→ YOUR INSTRUCTIONS: Omit the pictures, then write out every entry exactly as it reads.

--*--

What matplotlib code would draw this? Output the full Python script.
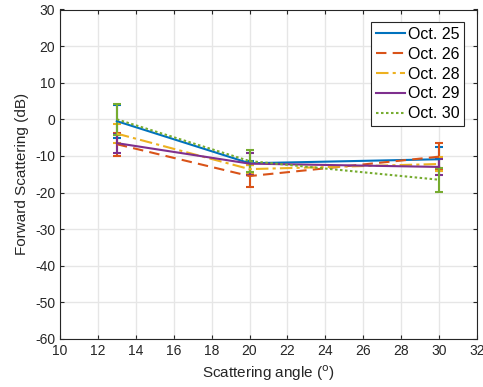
import matplotlib.pyplot as plt
from matplotlib.lines import Line2D

plt.rcParams["font.family"] = ["Liberation Sans", "DejaVu Sans"]
plt.rcParams["axes.unicode_minus"] = False

angle = [13, 20, 30]
labels = ["Oct. 25", "Oct. 26", "Oct. 28", "Oct. 29", "Oct. 30"]
means = [
    [-0.5, -12.0, -10.9],
    [-6.8, -15.5, -10.2],
    [-3.9, -13.6, -12.2],
    [-6.5, -12.1, -13.0],
    [0.0, -11.4, -16.5],
]
errs = [
    [4.5, 0.5, 3.3],
    [3.2, 3.0, 3.7],
    [2.7, 1.0, 2.0],
    [2.6, 3.0, 2.3],
    [4.3, 3.0, 3.3],
]
colors = ["#0072BD", "#D95319", "#EDB120", "#7E2F8E", "#77AC30"]
styles = ["-", (0, (5, 3)), (0, (6, 2, 1.5, 2)), "-", (0, (1.2, 1.2))]

fig = plt.figure(figsize=(4.83, 3.87), dpi=100)
ax = fig.add_axes([60 / 483, 1 - 339 / 387, 417 / 483, 329.5 / 387])

handles = []
for m, e, lab, c, ls in zip(means, errs, labels, colors, styles):
    ax.errorbar(angle, m, yerr=e, color=c, ls=ls, lw=1.5, capsize=3,
                elinewidth=1.5, capthick=1.5)
    handles.append(Line2D([], [], color=c, ls=ls, lw=1.5, label=lab))

ax.set_xlim(10, 32)
ax.set_ylim(-60, 30)
ax.set_xticks(range(10, 33, 2))
ax.set_yticks(range(-60, 31, 10))
ax.grid(True, color="#e6e6e6", lw=1)
ax.set_axisbelow(True)
ax.tick_params(direction="in", length=3, labelsize=10, colors="#262626",
               top=True, right=True)
for s in ax.spines.values():
    s.set_color("#262626")
    s.set_linewidth(0.8)
ax.set_xlabel("Scattering angle ($^{\\rm o}$)", fontsize=11, color="#262626")
ax.set_ylabel("Forward Scattering (dB)", fontsize=11, color="#262626")
leg = ax.legend(handles=handles, loc="upper right", fontsize=11.5,
                fancybox=False, edgecolor="#262626", framealpha=1,
                handlelength=1.8, borderaxespad=0.8, labelspacing=0.3,
                handletextpad=0.2, borderpad=0.3)
leg.get_frame().set_linewidth(0.8)

plt.savefig("out.png", dpi=100)
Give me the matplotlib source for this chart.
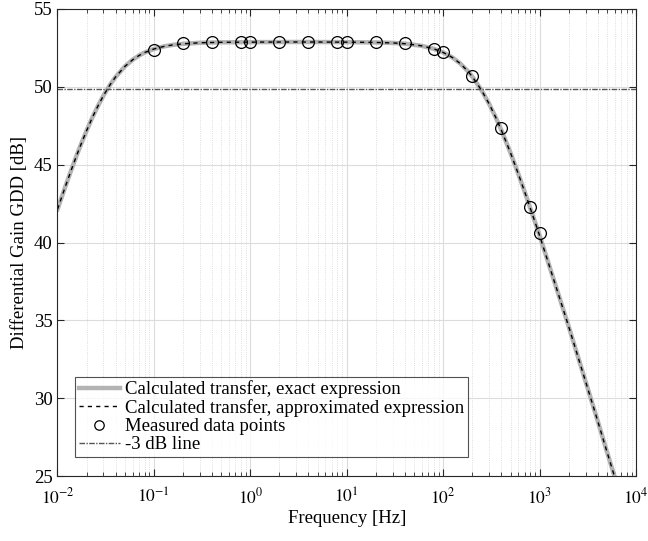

--*--

→ OUTPUT:
What matplotlib code would draw this? Output the full Python script.
import matplotlib.pyplot as plt
from matplotlib.lines import Line2D

plt.rcParams["font.family"] = ["Liberation Sans", "DejaVu Sans"]
plt.rcParams["axes.unicode_minus"] = False

angle = [13, 20, 30]
labels = ["Oct. 25", "Oct. 26", "Oct. 28", "Oct. 29", "Oct. 30"]
means = [
    [-0.5, -12.0, -10.9],
    [-6.8, -15.5, -10.2],
    [-3.9, -13.6, -12.2],
    [-6.5, -12.1, -13.0],
    [0.0, -11.4, -16.5],
]
errs = [
    [4.5, 0.5, 3.3],
    [3.2, 3.0, 3.7],
    [2.7, 1.0, 2.0],
    [2.6, 3.0, 2.3],
    [4.3, 3.0, 3.3],
]
colors = ["#0072BD", "#D95319", "#EDB120", "#7E2F8E", "#77AC30"]
styles = ["-", (0, (5, 3)), (0, (6, 2, 1.5, 2)), "-", (0, (1.2, 1.2))]

fig = plt.figure(figsize=(4.83, 3.87), dpi=100)
ax = fig.add_axes([60 / 483, 1 - 339 / 387, 417 / 483, 329.5 / 387])

handles = []
for m, e, lab, c, ls in zip(means, errs, labels, colors, styles):
    ax.errorbar(angle, m, yerr=e, color=c, ls=ls, lw=1.5, capsize=3,
                elinewidth=1.5, capthick=1.5)
    handles.append(Line2D([], [], color=c, ls=ls, lw=1.5, label=lab))

ax.set_xlim(10, 32)
ax.set_ylim(-60, 30)
ax.set_xticks(range(10, 33, 2))
ax.set_yticks(range(-60, 31, 10))
ax.grid(True, color="#e6e6e6", lw=1)
ax.set_axisbelow(True)
ax.tick_params(direction="in", length=3, labelsize=10, colors="#262626",
               top=True, right=True)
for s in ax.spines.values():
    s.set_color("#262626")
    s.set_linewidth(0.8)
ax.set_xlabel("Scattering angle ($^{\\rm o}$)", fontsize=11, color="#262626")
ax.set_ylabel("Forward Scattering (dB)", fontsize=11, color="#262626")
leg = ax.legend(handles=handles, loc="upper right", fontsize=11.5,
                fancybox=False, edgecolor="#262626", framealpha=1,
                handlelength=1.8, borderaxespad=0.8, labelspacing=0.3,
                handletextpad=0.2, borderpad=0.3)
leg.get_frame().set_linewidth(0.8)

plt.savefig("out.png", dpi=100)
Give me the matplotlib source for this chart.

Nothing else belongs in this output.